Staffers of nine charter schools are heading to the shuttered Lagniappe Academies campus to pick-up teaching material, equipment and furniture left behind by the closed school.
The 5-year-old charter school shut its doors May 8, one month earlier than planned, and teachers are collecting their final paychecks this week.
In March, the state school board voted not to renew the school’s charter amid concerns of special education violations. The school’s board of directors is tying up loose ends now and must dispose of the school’s property before auctioning off its modular buildings June 8.

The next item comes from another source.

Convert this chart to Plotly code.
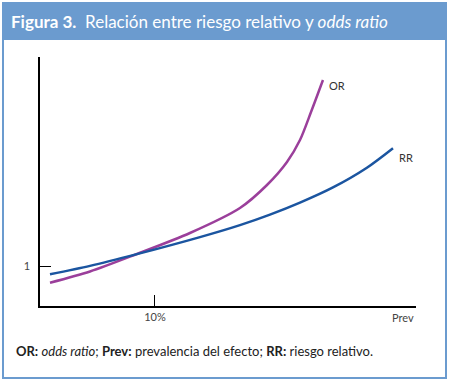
import plotly.graph_objects as go

# Data (prevalence in %, ratio value)
prev_rr = [0.87, 4.35, 8.43, 13.91, 17.39, 20.0, 22.61, 25.48, 28.43, 30.70]
rr_vals = [0.917, 1.001, 1.1185, 1.289, 1.409, 1.514, 1.634, 1.786, 1.983, 2.178]
prev_or = [0.87, 4.35, 8.43, 13.04, 17.39, 19.74, 21.48, 22.61, 23.57, 24.61]
or_vals = [0.833, 0.945, 1.12, 1.33, 1.58, 1.81, 2.04, 2.26, 2.54, 2.86]
x_tick_vals = [10]
x_tick_text = ["10%"]
y_tick_vals = [1]
y_tick_text = ["1"]

W, H = 450, 383
def X(px): return px / W
def Y(py): return 1 - py / H

FONT = "Lato, Open Sans, sans-serif"
OR_COLOR = "#9b3f9b"
RR_COLOR = "#1b55a0"
HEAD = "#6b9bcf"

fig = go.Figure()
fig.add_trace(go.Scatter(x=prev_or, y=or_vals, mode="lines", line=dict(color=OR_COLOR, width=2.5, shape="spline", smoothing=0.8), name="OR"))
fig.add_trace(go.Scatter(x=prev_rr, y=rr_vals, mode="lines", line=dict(color=RR_COLOR, width=2.5, shape="spline", smoothing=0.8), name="RR"))

fig.update_layout(
    width=W, height=H, margin=dict(l=0, r=0, t=0, b=0),
    paper_bgcolor="white", plot_bgcolor="white", showlegend=False,
    font=dict(family=FONT, color="#333333", size=11),
    xaxis=dict(domain=[X(40), X(416)], range=[0, 32.7], showgrid=False, zeroline=False,
               showline=True, linecolor="black", linewidth=1.5,
               tickvals=x_tick_vals, ticktext=x_tick_text, ticks="inside", ticklen=11,
               tickcolor="black", tickwidth=1.2, tickfont=dict(size=11, color="#444")),
    yaxis=dict(domain=[Y(306), Y(57)], range=[0.6, 3.09], showgrid=False, zeroline=False,
               showline=True, linecolor="black", linewidth=1.5,
               tickvals=y_tick_vals, ticktext=y_tick_text, ticks="inside", ticklen=11,
               ticklabelstandoff=6,
               tickcolor="black", tickwidth=1.2, tickfont=dict(size=11, color="#444")),
    shapes=[
        dict(type="rect", xref="paper", yref="paper", x0=X(3), x1=X(446), y0=Y(40), y1=Y(3),
             fillcolor=HEAD, line=dict(width=0), layer="below"),
        dict(type="line", xref="paper", yref="paper", x0=X(3), x1=X(446), y0=Y(3), y1=Y(3),
             line=dict(color="#2d5f95", width=1.5)),
        dict(type="rect", xref="paper", yref="paper", x0=X(3), x1=X(446), y0=Y(378), y1=Y(3),
             fillcolor="rgba(0,0,0,0)", line=dict(color=HEAD, width=2)),
    ],
    annotations=[
        dict(xref="paper", yref="paper", x=X(9), y=Y(22), xanchor="left", yanchor="middle",
             text="<b>Figura 3.</b>  Relación entre riesgo relativo y <i>odds ratio</i>",
             showarrow=False, font=dict(family=FONT, size=17, color="white")),
        dict(xref="x", yref="y", x=prev_or[-1], y=or_vals[-1], xanchor="left", yanchor="middle",
             xshift=4, yshift=-6, text="OR", showarrow=False, font=dict(size=11, color="#333")),
        dict(xref="x", yref="y", x=prev_rr[-1], y=rr_vals[-1], xanchor="left", yanchor="middle",
             xshift=4, yshift=-9, text="RR", showarrow=False, font=dict(size=11, color="#333")),
        dict(xref="paper", yref="paper", x=X(403), y=Y(317), xanchor="center", yanchor="middle",
             text="Prev", showarrow=False, font=dict(size=11, color="#444")),
        dict(xref="paper", yref="paper", x=X(14), y=Y(351), xanchor="left", yanchor="middle",
             text="<b>OR:</b> <i>odds ratio</i>; <b>Prev:</b> prevalencia del efecto; <b>RR:</b> riesgo relativo.",
             showarrow=False, font=dict(family=FONT, size=13, color="#222")),
    ],
)

fig.write_html("out.html", config={"displayModeBar": False},
               post_script="document.body.style.margin='0';document.body.style.padding='0';")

Selling what could be public property seemingly is new territory for the Recovery School District, which oversaw Lagniappe. But the RSD gave the charter school approval to do so in an April 30 letter. Presumably, that’s because they don’t want to deal with the trailers’ missing hitches and the approximately $900,000 in debt they carry.
In the meantime, KIPP, ReNEW, and Firstline schools, along with other schools from across the city will be picking up material donations at the site.
Consultant Joseph Daschbach said the material donation plan doesn’t cover all items in the school.
“So, beginning on Tuesday, other Type 5 schools that are not specifically named will be invited to come to the campus,” he said.
Teacher Thomas Mickley-Doyle, who voluntarily assumed much of the closing responsibility after the school’s three top leaders resigned, said the RSD wants to see a paper trail of all donated items.
But when the buildings are gone, and they must be removed from the leased property by the end of June, that will put the homeless nonprofit in a bit of a bind.
They need a space for auditors to perform the yearly audit required of all charter schools.
Board member Dan Henderson said they are still working on finding a space, and they just need a room for the auditors to work plus a couple filing cabinets.
Despite the plan to auction the modulars, the school may not be able to cover its debts.
“The school so far will not cover all of its indebtedness,” Henderon said. “And so, we’re working prudently to minimize any damage that might come up later on regarding costs.”
After completing the audit and other requirements the board will most likely dissolve the nonprofit.